Tony Jordan:This is Gad's hill place in Rochester where Dickens wrote most of great expectations.
Tony Jordan:When Dickens was a boy his father used to walk him past this house telling his son that if ever one day he was successful enough, he should buy it.
Tony Jordan:In 1856, when the house came on the market Dickens by now was hugely successful and that's exactly what he did.
Tony Jordan:I think that gives us a real insight into how, even 40 years on, Dickens was still affected by his childhood.
Tony Jordan:'Most of the book was written here in the study.' 'As a writer it's quite humbling to be in Charles Dickens' study. 'I feel a bit of a fraud.' A little bit like a Sunday league player trying on Pele's boots. 'Dickens tended to write here from ten to two every day.
Tony Jordan:'He loved mirrors. 'His daughter once caught him while he was writing staring into a mirror' making strange faces and noises creating characters and chiselling them in his mind.
Tony Jordan:'And when he wanted to escape his hectic household 'he would simply stroll across his garden 'and into this tunnel which he had specially built 'leading through to his own private wilderness 'on the other side of the road.'
Tony Jordan:He had a gargoyle installed at either end, bought from Italy. One representing comedy, the other tragedy. Kind of says it all.
Tony Jordan:'Comedy and tragedy, 'the twin pillars of Dickens' streaky bacon genius. 'The dark and the light 'that played such a big role in his life.'
Tony Jordan:'So here is Dickens in 1860.' He's the rich successful writer, a celebrity even and living in the house he dreamt of owning when he was a child. You'd think he'd be content, happy maybe.
Tony Jordan:'But Great Expectations doesn't really feel like a book 'written by a happy person.
Tony Jordan:'So I'm trying to get a sense of where Charles Dickens was' when he was writing Great Expectations. What was going on in his life?
Prof. Juliet John:The easiest way to sum it up is he's a little bit all over the place. In his life he was going through probably the most major… Disruption, emotionally and psychologically, that he'd ever been through.
Prof. Juliet John:In 1858 he publicly separated from his wife. At the same time, he was almost definitely having an affair with a much younger actress which he worked very, very hard to keep quiet and he would actually rent houses under false names a little bit like Dickens' characters names to keep her there.
Prof. Juliet John:He would take her back and forward to France. There were rumours that she had a termination of a pregnancy. All of this was done without the public's knowledge.
Tony Jordan:And can you see any of this domestic turmoil in the book?
Prof. Juliet John:Oh absolutely. Pip has this absolute life-long infatuation with Estella whose name, echoes the sounds of his real-life lover Ellen Turnen. You have the 'E's the 'L's Estella, as her name suggests, it means star, his kind of, ice maiden. Ellen also was rumoured to be not quite as passionate about Dickens as he was about her.

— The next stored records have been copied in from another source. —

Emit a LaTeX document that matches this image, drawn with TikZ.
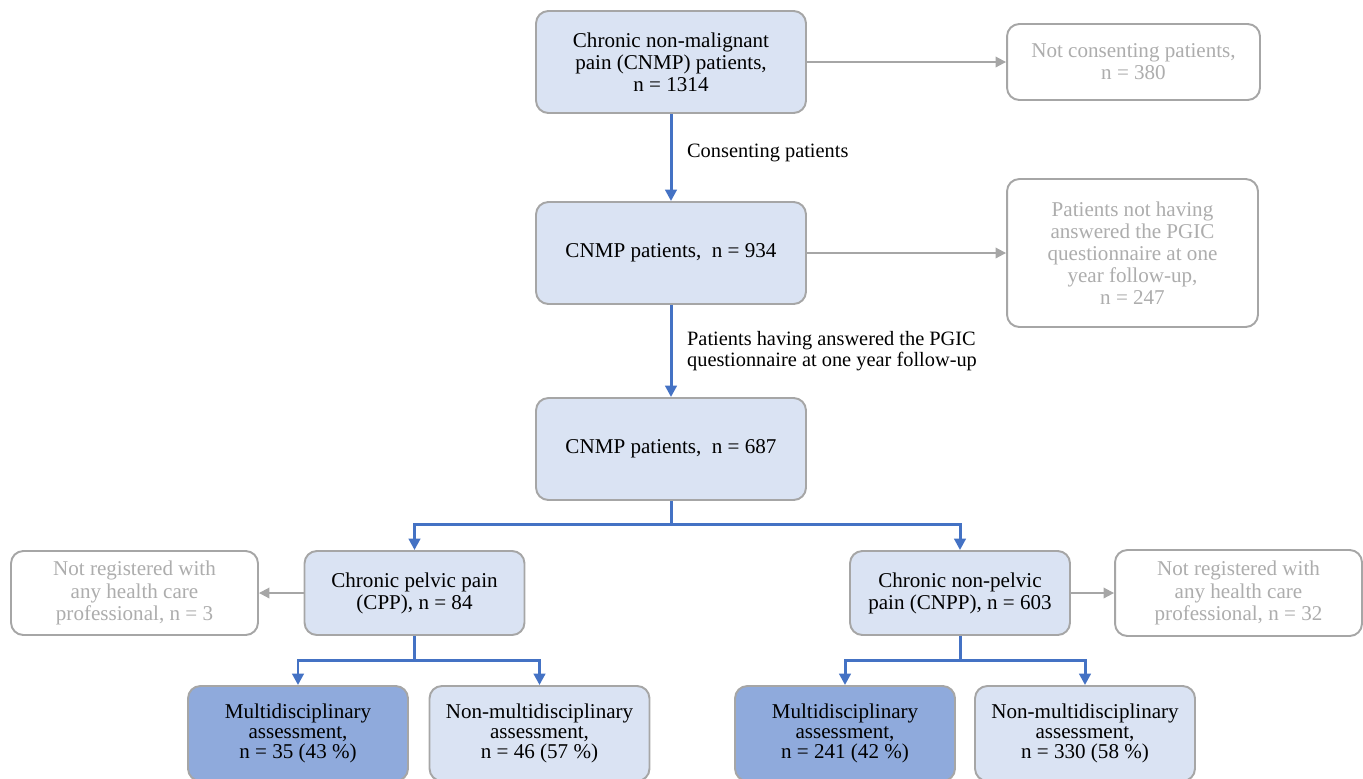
\documentclass[tikz,border=0pt]{standalone}
\usepackage{fontspec}
\setmainfont{Liberation Serif}
\usetikzlibrary{arrows.meta, positioning}

\definecolor{boxfill}{HTML}{DAE3F3}
\definecolor{multifill}{HTML}{8FAADC}
\definecolor{flowblue}{HTML}{4472C4}
\definecolor{greyline}{HTML}{A6A6A6}
\definecolor{greytext}{HTML}{ADADAD}

\tikzset{
  box/.style={draw=greyline, line width=1.1pt, rounded corners=7pt, fill=boxfill,
    align=center, inner sep=2pt, font=\rmfamily\fontsize{12}{12.6}\selectfont},
  mainbox/.style={box, minimum width=5.4cm, minimum height=2.04cm},
  outbox/.style={box, fill=white, text=greytext},
  subbox/.style={box, minimum width=4.4cm, minimum height=1.68cm},
  leafbox/.style={box, minimum width=4.4cm, minimum height=1.9cm, font=\rmfamily\fontsize{12}{11.4}\selectfont},
  flow/.style={draw=flowblue, line width=1.7pt, -{Triangle[width=6.5pt,length=6.5pt]}},
  side/.style={draw=greyline, line width=1.1pt, -{Triangle[width=6pt,length=6pt]}},
  lbl/.style={font=\rmfamily\fontsize{11.6}{11.6}\selectfont, align=left}
}

\begin{document}
\begin{tikzpicture}[x=0.02cm, y=-0.02cm]
  \useasboundingbox (0,0) rectangle (1363,778);
  % main column
  \node[mainbox] (cnmp) at (671,62) {Chronic non-malignant\\pain (CNMP) patients,\\n = 1314};
  \node[mainbox] (cons) at (671,253) {CNMP patients, \ n = 934};
  \node[mainbox] (pgic) at (671,449) {CNMP patients, \ n = 687};
  % excluded on the right
  \node[outbox, minimum width=5.06cm, minimum height=1.52cm] (notcons) at (1133.5,62)
    {Not consenting patients,\\n = 380};
  \node[outbox, minimum width=5.02cm, minimum height=2.96cm] (notans) at (1132.5,253)
    {Patients not having\\answered the PGIC\\questionnaire at one\\year follow-up,\\n = 247};
  % pelvic / non-pelvic
  \node[subbox] (cpp) at (414.5,593) {Chronic pelvic pain\\(CPP), n = 84};
  \node[subbox] (cnpp) at (960,593) {Chronic non-pelvic\\pain (CNPP), n = 603};
  \node[outbox, minimum width=4.94cm, minimum height=1.68cm] (noregl) at (134.5,593)
    {Not registered with\\any health care\\professional, n = 3};
  \node[outbox, minimum width=4.94cm, minimum height=1.72cm] (noregr) at (1238.5,593)
    {Not registered with\\any health care\\professional, n = 32};
  % assessments
  \node[leafbox, fill=multifill] (cppmd) at (298,733.5) {Multidisciplinary\\assessment,\\n = 35 (43 \%)};
  \node[leafbox] (cppnm) at (539.5,733.5) {Non-multidisciplinary\\assessment,\\n = 46 (57 \%)};
  \node[leafbox, fill=multifill] (cnppmd) at (845,733.5) {Multidisciplinary\\assessment,\\n = 241 (42 \%)};
  \node[leafbox] (cnppnm) at (1085,733.5) {Non-multidisciplinary\\assessment,\\n = 330 (58 \%)};

  % connectors
  \draw[flow] (cnmp) -- node[lbl, right=5pt, pos=0.45] {Consenting patients} (cons);
  \draw[flow] (cons) -- node[lbl, right=5pt] {Patients having answered the PGIC\\questionnaire at one year follow-up} (pgic);
  \draw[side] (cnmp.east) -- (notcons.west);
  \draw[side] (cons.east) -- (notans.west);
  \draw[side] (cpp.west) -- (noregl.east);
  \draw[side] (cnpp.east) -- (noregr.west);

  \draw[flow] (pgic.south) -- ++(0,24) coordinate (split) -| (cpp.north);
  \draw[flow] (split) -| (cnpp.north);
  \draw[flow] (cpp.south) -- ++(0,25) coordinate (cppsplit) -| (cppmd.north);
  \draw[flow] (cppsplit) -| (cppnm.north);
  \draw[flow] (cnpp.south) -- ++(0,25) coordinate (cnppsplit) -| (cnppmd.north);
  \draw[flow] (cnppsplit) -| (cnppnm.north);
\end{tikzpicture}
\end{document}
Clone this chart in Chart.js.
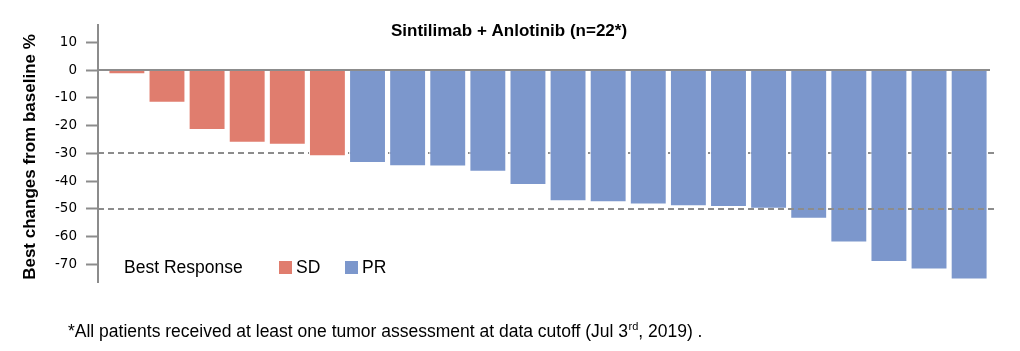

Prof. Juliet John:For him, she was the be all and end all for her we don't know. So I think a lot of this is written into Great Expectations.
Tony Jordan:There are certain passages when I feel that although it's Pip talking about Estella, there's times when I feel is this Charles Dickens talking about Ellen Turner.
Prof. Juliet John:Love, generally, isn't Dickens' strong point. He usually makes love humorous or he writes it badly and in Great Expectations we have these incredibly powerful, convincing outpourings of love from Pip to Estella but what we do see is a very different tone in this later novel from the cheerful earlier Dickens -
Prof. Juliet John:quite bleak, quite tortured and I think what's coming through is Dickens still was not happy even though he may have been in an affair but lots of feelings in the novel of frustration, pain, isolation and difficulty.
Tony Jordan:Almost everything I've written has been personal at some level. I suppose I use writing as a kind of therapy to work out problems in my own life through my characters and I think that's exactly what Dickens is doing here.
Tony Jordan:It's clear that he invested something of himself but not just in Pip in both of these characters in the very idea of Pip and Estella.